Everything is free and open to the public. Parking on campus in surface lots surrounding the museum is also free beginning at 5 p.m.

Thursday, April 12, 2012

Tonight at GMOA


Thursday nights are especially busy this April at the museum. We have either two or three events going on every Thursday for the rest of the month, and it's all free.

Tonight at 7 p.m., we have the beginning of our three-film series "Dress the Part: Fashion in Movies and Magazines," with "Bill Cunningham: New York," a documentary about the wonderful New York Times Style section photographer who creates collages of what people are wearing now (like this week's, which focused on spring)


Preceding the film, at 5:30 p.m., we have two lectures on the exhibition "A Divine Light: Northern Renaissance Paintings from the Bob Jones University Museum & Gallery."


Trinita Kennedy, associate curator at the Frist Center for the Visual Arts, in Nashville, Tenn., will speak on the above-pictured painting, the "Madonna of the Fireplace." Kennedy helped organize the exhibition with the BJUMG, contributing to its catalogue, but she's discovered even more about this painting since then and will present her findings. Our other speaker is John Nolan, from BJUMG, who will talk on the history of Northern Renaissance collecting at university art museums, in which his institution was a leader.

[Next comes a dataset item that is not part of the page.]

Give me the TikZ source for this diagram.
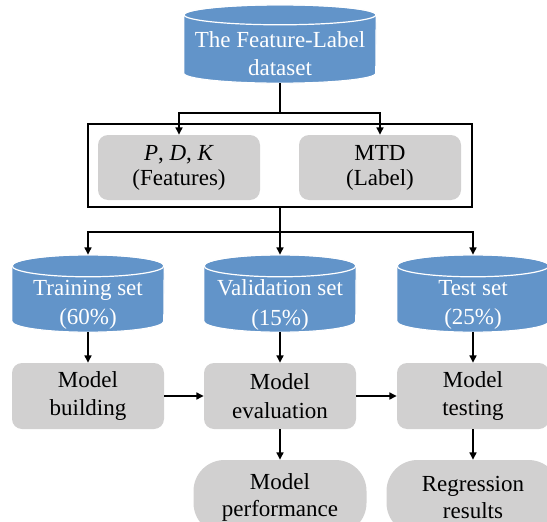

Want to learn more? Read this Red & Black article on the lectures.

Remember, parking in the surface lots surrounding the museum is free after 5 p.m., even on weekdays.

Wednesday, March 07, 2012

"Pattern and Palette in Print" installation


We're practicing with our new camera, and the ongoing installation of "Pattern and Palette in Print: Gentry Magazine and a New Generation of Trendsetters" (opening March 17, with a reception March 23) seemed like a good subject. This exhibition is so ripe for Pinterest!